Exactly repeat the material, dropping every picture from the copy.
───
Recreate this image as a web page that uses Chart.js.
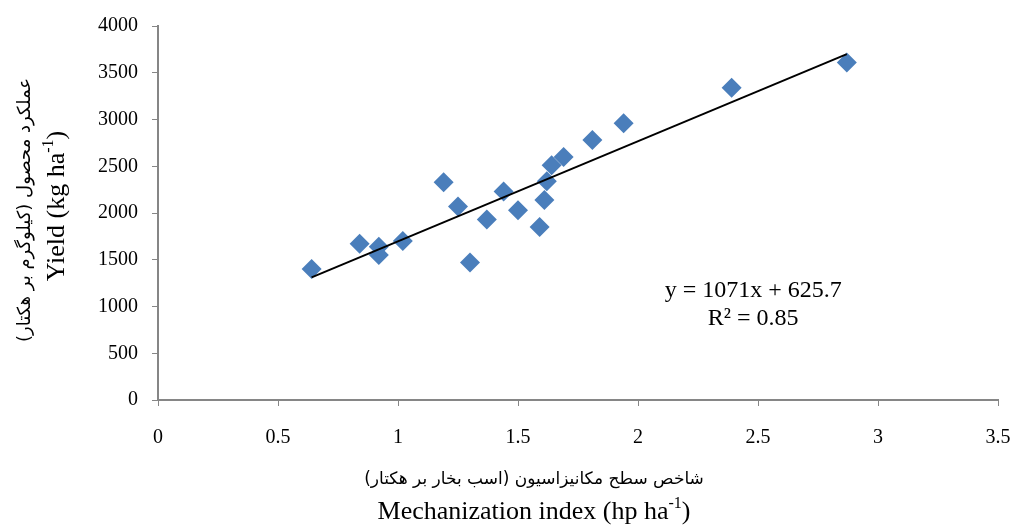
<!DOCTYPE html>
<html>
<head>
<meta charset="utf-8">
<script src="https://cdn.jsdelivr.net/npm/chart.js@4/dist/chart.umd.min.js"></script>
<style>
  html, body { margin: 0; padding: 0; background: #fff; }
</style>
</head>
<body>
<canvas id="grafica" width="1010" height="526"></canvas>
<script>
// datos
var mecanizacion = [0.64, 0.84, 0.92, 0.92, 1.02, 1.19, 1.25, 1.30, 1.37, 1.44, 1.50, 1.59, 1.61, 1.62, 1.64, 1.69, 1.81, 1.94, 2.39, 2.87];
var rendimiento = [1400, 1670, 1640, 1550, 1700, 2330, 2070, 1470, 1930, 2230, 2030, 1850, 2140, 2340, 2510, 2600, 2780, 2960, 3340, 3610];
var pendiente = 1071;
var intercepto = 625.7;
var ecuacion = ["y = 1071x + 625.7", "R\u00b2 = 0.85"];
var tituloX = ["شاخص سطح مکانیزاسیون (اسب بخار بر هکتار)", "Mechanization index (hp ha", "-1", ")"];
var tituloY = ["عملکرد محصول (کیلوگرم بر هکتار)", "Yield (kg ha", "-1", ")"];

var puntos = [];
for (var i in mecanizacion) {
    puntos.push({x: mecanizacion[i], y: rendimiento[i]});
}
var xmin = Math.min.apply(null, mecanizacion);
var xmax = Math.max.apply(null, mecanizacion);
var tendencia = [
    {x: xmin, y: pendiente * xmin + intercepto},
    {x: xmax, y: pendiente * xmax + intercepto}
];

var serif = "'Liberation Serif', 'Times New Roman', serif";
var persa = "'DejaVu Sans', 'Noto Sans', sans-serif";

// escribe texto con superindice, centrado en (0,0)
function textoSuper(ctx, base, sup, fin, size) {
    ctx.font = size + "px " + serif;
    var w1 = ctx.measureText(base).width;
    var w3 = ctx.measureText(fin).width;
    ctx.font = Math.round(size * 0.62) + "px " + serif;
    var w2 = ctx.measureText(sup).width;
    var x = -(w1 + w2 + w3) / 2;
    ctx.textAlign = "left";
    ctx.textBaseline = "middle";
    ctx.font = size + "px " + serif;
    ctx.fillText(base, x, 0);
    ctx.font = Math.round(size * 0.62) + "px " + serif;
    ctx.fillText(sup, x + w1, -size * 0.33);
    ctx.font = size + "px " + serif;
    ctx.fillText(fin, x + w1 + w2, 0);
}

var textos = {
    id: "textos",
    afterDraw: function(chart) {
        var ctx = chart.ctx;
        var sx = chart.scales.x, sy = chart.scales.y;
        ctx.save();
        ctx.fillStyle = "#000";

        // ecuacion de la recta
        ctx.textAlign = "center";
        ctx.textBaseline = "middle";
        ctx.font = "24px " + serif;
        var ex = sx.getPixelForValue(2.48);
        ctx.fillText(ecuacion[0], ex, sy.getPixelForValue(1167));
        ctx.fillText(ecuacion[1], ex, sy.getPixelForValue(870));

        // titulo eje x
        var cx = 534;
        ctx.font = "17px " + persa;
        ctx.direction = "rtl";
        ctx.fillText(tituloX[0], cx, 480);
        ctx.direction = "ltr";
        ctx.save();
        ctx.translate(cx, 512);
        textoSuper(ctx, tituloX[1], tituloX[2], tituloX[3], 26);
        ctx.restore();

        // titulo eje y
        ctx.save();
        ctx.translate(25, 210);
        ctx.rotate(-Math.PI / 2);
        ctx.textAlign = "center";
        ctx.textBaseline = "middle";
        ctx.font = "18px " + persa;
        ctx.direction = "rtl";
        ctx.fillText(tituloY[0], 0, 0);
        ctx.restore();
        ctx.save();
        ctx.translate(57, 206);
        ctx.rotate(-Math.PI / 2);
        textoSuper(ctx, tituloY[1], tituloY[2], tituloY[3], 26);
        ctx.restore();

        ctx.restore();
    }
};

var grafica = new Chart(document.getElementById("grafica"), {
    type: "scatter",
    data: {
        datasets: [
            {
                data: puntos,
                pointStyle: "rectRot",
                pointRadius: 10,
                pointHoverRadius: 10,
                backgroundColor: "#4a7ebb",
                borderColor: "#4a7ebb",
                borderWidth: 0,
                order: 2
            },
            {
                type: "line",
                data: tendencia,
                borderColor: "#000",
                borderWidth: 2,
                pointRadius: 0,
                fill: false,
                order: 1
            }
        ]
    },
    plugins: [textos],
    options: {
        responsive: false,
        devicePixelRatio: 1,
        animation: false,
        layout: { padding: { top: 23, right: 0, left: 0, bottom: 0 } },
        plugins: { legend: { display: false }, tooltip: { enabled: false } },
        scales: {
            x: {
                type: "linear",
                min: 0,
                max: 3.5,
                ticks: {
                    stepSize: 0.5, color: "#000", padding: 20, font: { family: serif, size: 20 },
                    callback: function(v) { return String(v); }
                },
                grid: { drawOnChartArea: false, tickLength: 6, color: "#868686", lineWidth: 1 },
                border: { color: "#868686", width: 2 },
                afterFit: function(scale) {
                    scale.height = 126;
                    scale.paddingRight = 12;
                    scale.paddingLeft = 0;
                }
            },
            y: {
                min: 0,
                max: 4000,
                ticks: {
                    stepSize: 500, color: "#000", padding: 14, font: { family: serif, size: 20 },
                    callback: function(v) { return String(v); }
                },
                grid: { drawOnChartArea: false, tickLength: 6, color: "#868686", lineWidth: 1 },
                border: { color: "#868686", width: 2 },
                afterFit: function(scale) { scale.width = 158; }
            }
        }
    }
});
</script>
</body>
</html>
───
SOLUTION TO THE EXERCISE:
Recreate this image as a web page that uses Chart.js.
<!DOCTYPE html>
<html>
<head>
<meta charset="utf-8">
<script src="https://cdn.jsdelivr.net/npm/chart.js@4/dist/chart.umd.min.js"></script>
<style>
  html, body { margin: 0; padding: 0; background: #fff; }
</style>
</head>
<body>
<canvas id="grafica" width="1010" height="526"></canvas>
<script>
// datos
var mecanizacion = [0.64, 0.84, 0.92, 0.92, 1.02, 1.19, 1.25, 1.30, 1.37, 1.44, 1.50, 1.59, 1.61, 1.62, 1.64, 1.69, 1.81, 1.94, 2.39, 2.87];
var rendimiento = [1400, 1670, 1640, 1550, 1700, 2330, 2070, 1470, 1930, 2230, 2030, 1850, 2140, 2340, 2510, 2600, 2780, 2960, 3340, 3610];
var pendiente = 1071;
var intercepto = 625.7;
var ecuacion = ["y = 1071x + 625.7", "R\u00b2 = 0.85"];
var tituloX = ["شاخص سطح مکانیزاسیون (اسب بخار بر هکتار)", "Mechanization index (hp ha", "-1", ")"];
var tituloY = ["عملکرد محصول (کیلوگرم بر هکتار)", "Yield (kg ha", "-1", ")"];

var puntos = [];
for (var i in mecanizacion) {
    puntos.push({x: mecanizacion[i], y: rendimiento[i]});
}
var xmin = Math.min.apply(null, mecanizacion);
var xmax = Math.max.apply(null, mecanizacion);
var tendencia = [
    {x: xmin, y: pendiente * xmin + intercepto},
    {x: xmax, y: pendiente * xmax + intercepto}
];

var serif = "'Liberation Serif', 'Times New Roman', serif";
var persa = "'DejaVu Sans', 'Noto Sans', sans-serif";

// escribe texto con superindice, centrado en (0,0)
function textoSuper(ctx, base, sup, fin, size) {
    ctx.font = size + "px " + serif;
    var w1 = ctx.measureText(base).width;
    var w3 = ctx.measureText(fin).width;
    ctx.font = Math.round(size * 0.62) + "px " + serif;
    var w2 = ctx.measureText(sup).width;
    var x = -(w1 + w2 + w3) / 2;
    ctx.textAlign = "left";
    ctx.textBaseline = "middle";
    ctx.font = size + "px " + serif;
    ctx.fillText(base, x, 0);
    ctx.font = Math.round(size * 0.62) + "px " + serif;
    ctx.fillText(sup, x + w1, -size * 0.33);
    ctx.font = size + "px " + serif;
    ctx.fillText(fin, x + w1 + w2, 0);
}

var textos = {
    id: "textos",
    afterDraw: function(chart) {
        var ctx = chart.ctx;
        var sx = chart.scales.x, sy = chart.scales.y;
        ctx.save();
        ctx.fillStyle = "#000";

        // ecuacion de la recta
        ctx.textAlign = "center";
        ctx.textBaseline = "middle";
        ctx.font = "24px " + serif;
        var ex = sx.getPixelForValue(2.48);
        ctx.fillText(ecuacion[0], ex, sy.getPixelForValue(1167));
        ctx.fillText(ecuacion[1], ex, sy.getPixelForValue(870));

        // titulo eje x
        var cx = 534;
        ctx.font = "17px " + persa;
        ctx.direction = "rtl";
        ctx.fillText(tituloX[0], cx, 480);
        ctx.direction = "ltr";
        ctx.save();
        ctx.translate(cx, 512);
        textoSuper(ctx, tituloX[1], tituloX[2], tituloX[3], 26);
        ctx.restore();

        // titulo eje y
        ctx.save();
        ctx.translate(25, 210);
        ctx.rotate(-Math.PI / 2);
        ctx.textAlign = "center";
        ctx.textBaseline = "middle";
        ctx.font = "18px " + persa;
        ctx.direction = "rtl";
        ctx.fillText(tituloY[0], 0, 0);
        ctx.restore();
        ctx.save();
        ctx.translate(57, 206);
        ctx.rotate(-Math.PI / 2);
        textoSuper(ctx, tituloY[1], tituloY[2], tituloY[3], 26);
        ctx.restore();

        ctx.restore();
    }
};

var grafica = new Chart(document.getElementById("grafica"), {
    type: "scatter",
    data: {
        datasets: [
            {
                data: puntos,
                pointStyle: "rectRot",
                pointRadius: 10,
                pointHoverRadius: 10,
                backgroundColor: "#4a7ebb",
                borderColor: "#4a7ebb",
                borderWidth: 0,
                order: 2
            },
            {
                type: "line",
                data: tendencia,
                borderColor: "#000",
                borderWidth: 2,
                pointRadius: 0,
                fill: false,
                order: 1
            }
        ]
    },
    plugins: [textos],
    options: {
        responsive: false,
        devicePixelRatio: 1,
        animation: false,
        layout: { padding: { top: 23, right: 0, left: 0, bottom: 0 } },
        plugins: { legend: { display: false }, tooltip: { enabled: false } },
        scales: {
            x: {
                type: "linear",
                min: 0,
                max: 3.5,
                ticks: {
                    stepSize: 0.5, color: "#000", padding: 20, font: { family: serif, size: 20 },
                    callback: function(v) { return String(v); }
                },
                grid: { drawOnChartArea: false, tickLength: 6, color: "#868686", lineWidth: 1 },
                border: { color: "#868686", width: 2 },
                afterFit: function(scale) {
                    scale.height = 126;
                    scale.paddingRight = 12;
                    scale.paddingLeft = 0;
                }
            },
            y: {
                min: 0,
                max: 4000,
                ticks: {
                    stepSize: 500, color: "#000", padding: 14, font: { family: serif, size: 20 },
                    callback: function(v) { return String(v); }
                },
                grid: { drawOnChartArea: false, tickLength: 6, color: "#868686", lineWidth: 1 },
                border: { color: "#868686", width: 2 },
                afterFit: function(scale) { scale.width = 158; }
            }
        }
    }
});
</script>
</body>
</html>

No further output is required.